Eastbourne Hockey Club was founded in 1899 and 2024 will be its 125th year of existence. It moved from Devonshire Park to the Saffrons in the early 1900s. It also hosted one of the last international matches played on grass: England vs Wales in 1970. It has a sand dressed artificial grass pitch behind the Football Ground. Originally built in the 1990s, it was refurbished in 2014.

Eastbourne Hockey Club currently have five men's and four ladies teams, as well as several junior teams.
- Eastbourne Hockey Club Men's 1XI competing in the South East Men's Division 1 East
- Eastbourne Hockey Club Women's 1XI competing in the South East Women's Premier Division

==Rugby==
Eastbourne Rugby Club played their home games here between 1892 and 1934 using both the football pitch and the field behind, known as Larkins Field. The first recorded game was in December 1892 against Brighton Football Club.

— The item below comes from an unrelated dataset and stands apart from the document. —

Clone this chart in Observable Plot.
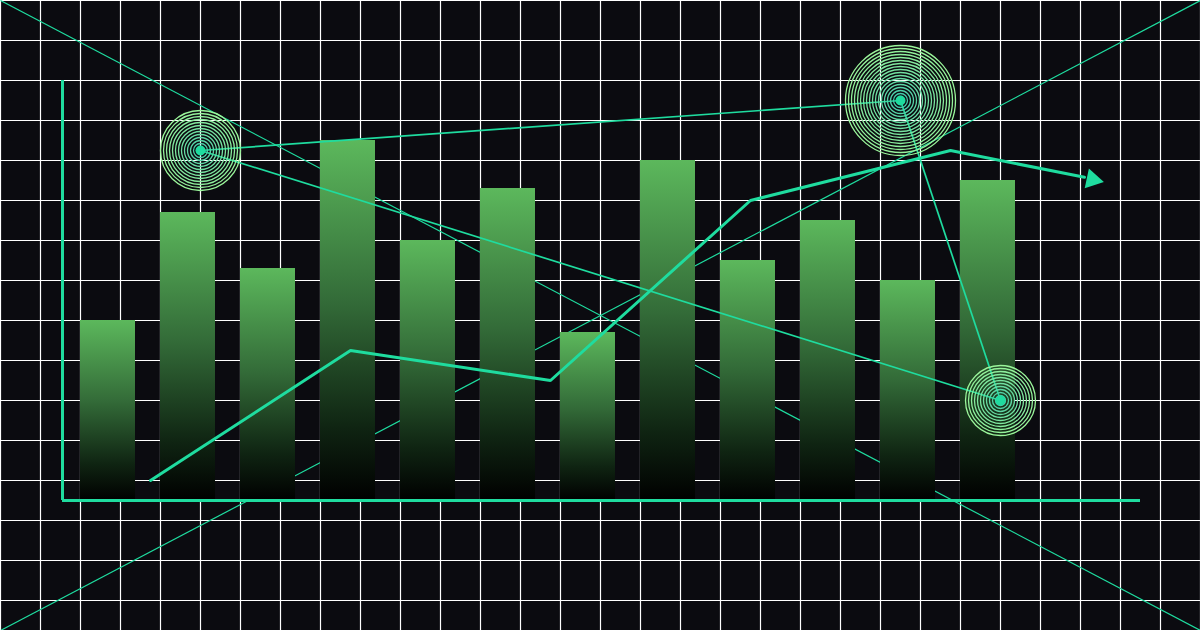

The rugby club used the Saffrons Number 1 pitch on Wednesdays, where Eastbourne Town currently play their games, and other games on Larkins Field, behind the hockey pitch. In the 1894–95 season, the rugby club used "The New Inn", now called Bibendum, the opposite side of the road as their Headquarters and dressing rooms.

In 1934 the rugby club moved to their present home in Hampden Park. Larkins Field is now a spare cricket pitch for local teams in the area.